◆ **Exercise aim**
What is the number of lines holding the word "code"? Give that number alone.

*-*-*

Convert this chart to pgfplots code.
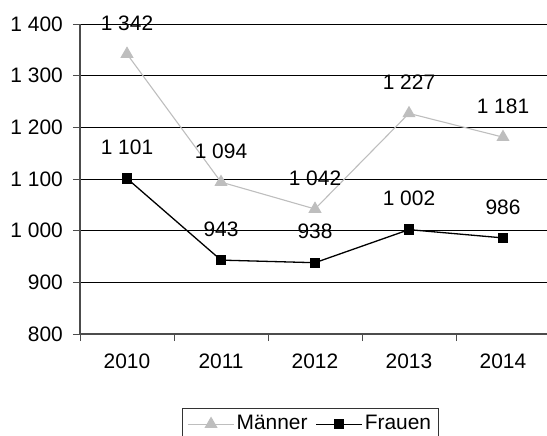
\documentclass[border=0pt]{standalone}
\usepackage{pgfplots}
\pgfplotsset{compat=1.18}
\usepackage{fontspec}
\setmainfont{Liberation Sans}
\definecolor{mgray}{RGB}{190,190,190}
\begin{document}
\fontsize{21}{24}\selectfont
\begin{tikzpicture}
\begin{axis}[
  scale only axis, width=470bp, height=310bp, at={(0,0)}, anchor=south west,
  xmin=0, xmax=5, ymin=800, ymax=1400,
  axis x line=bottom, axis y line=left, axis line style={-, draw=black!70, line width=1.2bp},
  xtick={0.5,1.5,2.5,3.5,4.5}, xticklabels={2010,2011,2012,2013,2014},
  major x tick style={draw=none},
  minor xtick={0,1,2,3,4,5}, minor x tick style={draw=black!70, line width=0.8bp},
  minor tick length=7bp, major tick length=7bp, tick align=outside,
  ytick={800,900,...,1400}, yticklabels={800,900,1 000,1 100,1 200,1 300,1 400},
  major y tick style={draw=black!70, line width=0.8bp},
  ymajorgrids, grid style={black, line width=0.6bp},
  ticklabel style={font=\fontsize{21}{24}\selectfont},
  yticklabel style={xshift=-3bp},
  xticklabel style={yshift=-6bp},
  point meta=explicit symbolic,
  nodes near coords,
  nodes near coords style={anchor=center, yshift=31bp, text=black, font=\fontsize{21}{24}\selectfont},
  legend style={at={(0.49,-0.239)}, anchor=north, legend columns=-1, draw=black!80, line width=0.6bp,
    font=\fontsize{21}{24}\selectfont, inner sep=5bp,
    /tikz/every even column/.append style={column sep=6bp}},
  legend image code/.code={\draw[mark repeat=2,mark phase=2,#1] plot coordinates {(0bp,0bp) (23bp,0bp) (46bp,0bp)};},
]
\addplot[mgray, line width=1.1bp, mark=triangle*, mark size=6.5bp, mark options={fill=mgray, draw=mgray}]
  coordinates {(0.5,1342) [1 342] (1.5,1094) [1 094] (2.5,1042) [1 042] (3.5,1227) [1 227] (4.5,1181) [1 181]};
\addlegendentry{Männer}
\addplot[black, line width=1.3bp, mark=square*, mark size=4.5bp, mark options={fill=black}]
  coordinates {(0.5,1101) [1 101] (1.5,943) [943] (2.5,938) [938] (3.5,1002) [1 002] (4.5,986) [986]};
\addlegendentry{Frauen}
\end{axis}
\pgfresetboundingbox
\useasboundingbox (-80bp,-102bp) rectangle (467bp,334bp);
\end{tikzpicture}
\end{document}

*-*-*

◆ **Solution to this task**
2